Ein anderes Bild zeigt sich, wenn man die übrigen Online-Aktivitäten der beiden grossen Detailhändler betrachtet. Stark gewachsen ist bei der Migros die Onlineplattform Galaxus. Diese darf mit dem Segen der Zentrale in Zürich auch weiterhin in Deutschland und im übrigen Ausland tätig sein – nicht zuletzt weil es das neue Galaxus-Logistikzentrum in Süddeutschland ohnehin braucht, um die wachsenden Volumen für die Schweizer Kundschaft zu bewältigen.
Coop hat seine deutlich kleineren Non-Food-Onlineaktivitäten 2024 umstrukturiert. Nachdem sich die Plattform Microspot.ch nicht als Galaxus-Konkurrentin etablieren konnte, wurde sie in die Onlineplattform von Interdiscount integriert. Dass Coop seinen Onlineumsatz dennoch mit 5,5 Milliarden beziffert, liegt daran, dass hier auch das Onlinegeschäft der Gastro- und Grosshandelstochter Transgourmet enthalten ist.

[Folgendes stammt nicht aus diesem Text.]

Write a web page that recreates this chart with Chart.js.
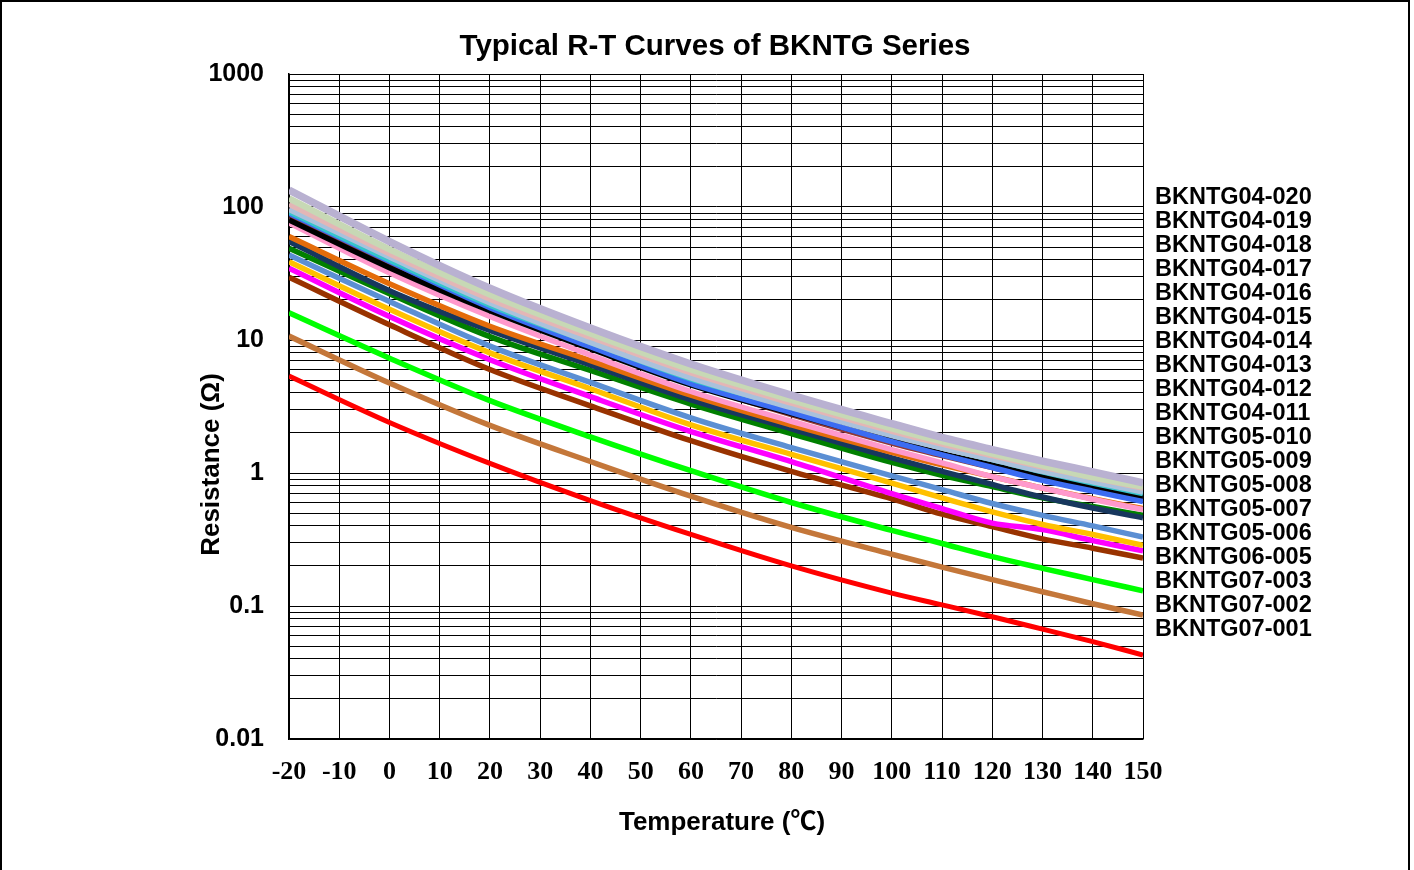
<!DOCTYPE html>
<html><head><meta charset="utf-8">
<script src="https://cdn.jsdelivr.net/npm/chart.js@4.4.0/dist/chart.umd.min.js"></script>
<style>html,body{margin:0;padding:0;background:#fff;overflow:hidden}#wrap{width:1414px;height:870px;position:relative}</style>
</head><body><div id="wrap"><canvas id="c"></canvas></div>
<script>
// ---------- data ----------
const temperatures = [-20, 0, 20, 40, 60, 80, 100, 110, 120, 130, 140, 150];

const r04_020 = [134, 55, 24.5, 12.3, 6.6, 3.85, 2.35, 1.85, 1.5, 1.23, 1.02, 0.845];
const r04_019 = [116, 48, 22, 11.2, 6.0, 3.55, 2.17, 1.73, 1.40, 1.14, 0.93, 0.79];
const r04_018 = [105, 44.5, 20.3, 10.5, 5.65, 3.35, 2.06, 1.65, 1.35, 1.11, 0.92, 0.77];
const r04_017 = [96, 42, 19, 9.6, 5.2, 3.1, 1.91, 1.54, 1.26, 1.03, 0.86, 0.72];
const r04_016 = [92, 40, 18.3, 9.6, 5.1, 3.15, 1.95, 1.55, 1.26, 1.02, 0.84, 0.70];
const r04_015 = [90, 39, 17.5, 8.9, 4.7, 2.85, 1.72, 1.37, 1.1, 0.88, 0.73, 0.61];
const r04_014 = [80, 35, 16.6, 8.6, 4.6, 2.8, 1.75, 1.4, 1.15, 0.95, 0.79, 0.66];
const r04_013 = [76, 32, 15, 7.7, 4.1, 2.45, 1.5, 1.19, 0.94, 0.77, 0.635, 0.53];
const r04_012 = [82, 36, 17.3, 8.7, 4.7, 2.75, 1.68, 1.35, 1.1, 0.9, 0.75, 0.62];
const r04_011 = [60, 26.5, 12.7, 7.0, 3.85, 2.3, 1.43, 1.15, 0.94, 0.77, 0.64, 0.54];
const r05_010 = [55, 23.5, 11.8, 6.5, 3.55, 2.15, 1.3, 1.03, 0.82, 0.66, 0.545, 0.46];
const r05_009 = [49, 22.3, 10.6, 5.9, 3.3, 1.98, 1.2, 0.96, 0.79, 0.65, 0.56, 0.48];
const r05_008 = [43.5, 19.5, 9.0, 4.8, 2.6, 1.55, 0.95, 0.75, 0.59, 0.48, 0.40, 0.33];
const r05_007 = [38.8, 17, 8.0, 4.3, 2.3, 1.38, 0.84, 0.65, 0.51, 0.41, 0.345, 0.286];
const r05_006 = [34.6, 15, 7.1, 3.75, 2.05, 1.22, 0.7, 0.54, 0.42, 0.375, 0.31, 0.26];
const r06_005 = [29.6, 13, 6.0, 3.2, 1.75, 1.03, 0.64, 0.49, 0.395, 0.32, 0.272, 0.229];
const r07_003 = [16, 7.3, 3.5, 1.87, 1.04, 0.6, 0.37, 0.295, 0.235, 0.192, 0.158, 0.13];
const r07_002 = [10.7, 4.75, 2.28, 1.22, 0.67, 0.39, 0.245, 0.196, 0.158, 0.128, 0.104, 0.0855];
const r07_001 = [5.36, 2.4, 1.18, 0.62, 0.345, 0.2, 0.125, 0.102, 0.083, 0.067, 0.054, 0.0428];

const seriesNames = ['BKNTG04-020','BKNTG04-019','BKNTG04-018','BKNTG04-017','BKNTG04-016',
  'BKNTG04-015','BKNTG04-014','BKNTG04-013','BKNTG04-012','BKNTG04-011','BKNTG05-010',
  'BKNTG05-009','BKNTG05-008','BKNTG05-007','BKNTG05-006','BKNTG06-005','BKNTG07-003',
  'BKNTG07-002','BKNTG07-001'];
const seriesValues = [r04_020, r04_019, r04_018, r04_017, r04_016, r04_015, r04_014, r04_013,
  r04_012, r04_011, r05_010, r05_009, r05_008, r05_007, r05_006, r06_005, r07_003, r07_002, r07_001];

const yMajorValues = [0.01, 0.1, 1, 10, 100, 1000];
const yTickLabels = ['0.01', '0.1', '1', '10', '100', '1000'];
const xTickValues = [-20, -10, 0, 10, 20, 30, 40, 50, 60, 70, 80, 90, 100, 110, 120, 130, 140, 150];

const chartTitle = 'Typical R-T Curves of BKNTG Series';
const xTitle = 'Temperature (\u2103)';
const yTitle = 'Resistance (\u03A9)';

// ---------- styles ----------
const seriesColors = ['#b9b1d1','#c7d8b5','#e3b6b6','#a9c1dc','#35c4cc','#3b6cf2','#000000',
  '#ff99cc','#953735','#e46c0a','#17375e','#008000','#5b8fd3','#ffc000','#ff00ff','#993300',
  '#00ff00','#c4773a','#ff0000'];
const seriesWidths = [7.5,6.5,5.5,5.5,5.5,5.5,5.5,5.5,5.5,5.5,5.5,5.5,5.5,5.5,5.5,5.5,5.5,5.5,5];

const SANS = '"Liberation Sans", Arial, "Noto Sans CJK SC", sans-serif';
const SERIF = '"Liberation Serif", "Times New Roman", serif';

const yGridValues = [];
yMajorValues.forEach((d, k) => {
  if (k === yMajorValues.length - 1) { yGridValues.push(d); return; }
  for (let m = 1; m <= 9; m++) yGridValues.push(Number((m * d).toPrecision(3)));
});

const datasets = seriesValues.map((vals, i) => ({
  label: seriesNames[i],
  data: temperatures.map((t, j) => ({ x: t, y: vals[j] })),
  borderColor: seriesColors[i],
  backgroundColor: seriesColors[i],
  borderWidth: seriesWidths[i],
  pointRadius: 0,
  fill: false,
  cubicInterpolationMode: 'monotone',
  borderCapStyle: 'butt'
}));

const overlay = {
  id: 'overlay',
  beforeDraw(chart) {
    const ctx = chart.ctx;
    ctx.save();
    ctx.fillStyle = '#fff';
    ctx.fillRect(0, 0, chart.width, chart.height);
    ctx.restore();
  },
  afterDraw(chart) {
    const ctx = chart.ctx, a = chart.chartArea;
    ctx.save();
    ctx.fillStyle = '#000';
    ctx.textBaseline = 'middle';
    ctx.textAlign = 'center';
    ctx.font = 'bold 29.5px ' + SANS;
    ctx.fillText(chartTitle, (a.left + a.right) / 2 - 1, a.top - 27);
    ctx.font = 'bold 26px ' + SANS;
    ctx.fillText(xTitle, (a.left + a.right) / 2 + 6, a.bottom + 84);
    ctx.save();
    ctx.translate(a.left - 77, (a.top + a.bottom) / 2 + 58);
    ctx.rotate(-Math.PI / 2);
    ctx.fillText(yTitle, 0, 0);
    ctx.restore();
    ctx.textAlign = 'left';
    ctx.font = 'bold 23.5px ' + SANS;
    seriesNames.forEach((n, i) => ctx.fillText(n, a.right + 12, a.top + 124 + i * 24));
    ctx.strokeStyle = '#000';
    ctx.lineWidth = 2;
    ctx.beginPath();
    ctx.moveTo(1, chart.height); ctx.lineTo(1, 1); ctx.lineTo(chart.width - 5, 1); ctx.lineTo(chart.width - 5, chart.height);
    ctx.stroke();
    ctx.restore();
  }
};

new Chart(document.getElementById('c'), {
  type: 'line',
  data: { datasets },
  plugins: [overlay],
  options: {
    responsive: true,
    maintainAspectRatio: false,
    animation: false,
    devicePixelRatio: 1,
    layout: { padding: { top: 74, right: 271, left: 0, bottom: 0 } },
    plugins: { legend: { display: false }, title: { display: false }, tooltip: { enabled: false } },
    scales: {
      x: {
        type: 'linear', min: -20, max: 150,
        afterFit(s) { s.height = 131; },
        afterBuildTicks(s) { s.ticks = xTickValues.map(v => ({ value: v })); },
        ticks: { autoSkip: false, maxRotation: 0, padding: 18, color: '#000',
          font: { family: SERIF, size: 26, weight: 'bold' }, callback: v => String(v) },
        grid: { color: '#000', lineWidth: 1, drawTicks: false },
        border: { color: '#000', width: 1.5 }
      },
      y: {
        type: 'logarithmic', min: 0.01, max: 1000,
        afterFit(s) { s.width = 289; },
        afterBuildTicks(s) { s.ticks = yGridValues.map(v => ({ value: v })); },
        ticks: { autoSkip: false, padding: 25, color: '#000',
          font: { family: SANS, size: 25, weight: 'bold' },
          callback: v => { const i = yMajorValues.findIndex(m => Math.abs(m - v) < m * 1e-6); return i >= 0 ? yTickLabels[i] : ''; } },
        grid: { color: '#000', lineWidth: 1, drawTicks: false },
        border: { color: '#000', width: 1.5 }
      }
    }
  }
});
</script></body></html>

4. Der Kampf um Standorte wird härter
Weil der stationäre Handel weiterhin wichtig ist und die Konsumenten vermehrt kleinere Einkäufe tätigen, aber dafür öfter, wird sich der Kampf um neue Ladenflächen verschärfen.
Die Migros hat im Oktober die Eröffnung von 140 neuen Filialen angekündigt. Bis sich das im Umsatz niederschlägt, dürfte es allerdings noch eine Weile dauern. Der Ausbau des Filialnetzes von heute 790 auf 930 Läden ist bis ins Jahr 2030 vorgesehen. Zum Vergleich: Der Konkurrent Coop betreibt heute 965 Filialen.
Auch Aldi und Lidl werden ihr Filialnetz optimieren. Zudem werden ausländische Mitspieler wie die Drogeriemarktkette Rossmann und der mehrheitlich auf Non-Food ausgerichtete Discounter Action landesweit Filialen eröffnen.
5. Das neue Jahr bringt eine geschrumpfte Migros
Im neuen Geschäftsjahr wird sich auf Gruppenebene der Unterschied zwischen den beiden Händlern voraussichtlich noch spürbar vergrössern. Der Grund ist, dass bei der Migros Umsätze von schätzungsweise zwischen 3,5 und 4 Milliarden Franken wegfallen: Das beinhaltet sämtliche Fachmärkte mit Ausnahme der Obi-Baumärkte, die weitergeführt werden sollen, Hotelplan sowie die Kosmetikfirma Mibelle.
Bei Coop ist Stand jetzt erst der Wegfall der Bodyshop-Umsätze absehbar, weil der Händler die Läden per Ende Mai nicht mehr weiterführen will. Mit einem Umsatz von rund 20 Millionen Franken ist das aber vernachlässigbar.
Entscheidend dafür, dass die Coop-Gruppe die Migros grössenmässig überholt hat, ist sowieso die Tochter Transgourmet. Mit Cash-and-Carry-Märkten und als Gastrozulieferer erwirtschaftet das Unternehmen europaweit einen Umsatz von über 11 Milliarden Franken – fast so viel, wie die Supermärkte.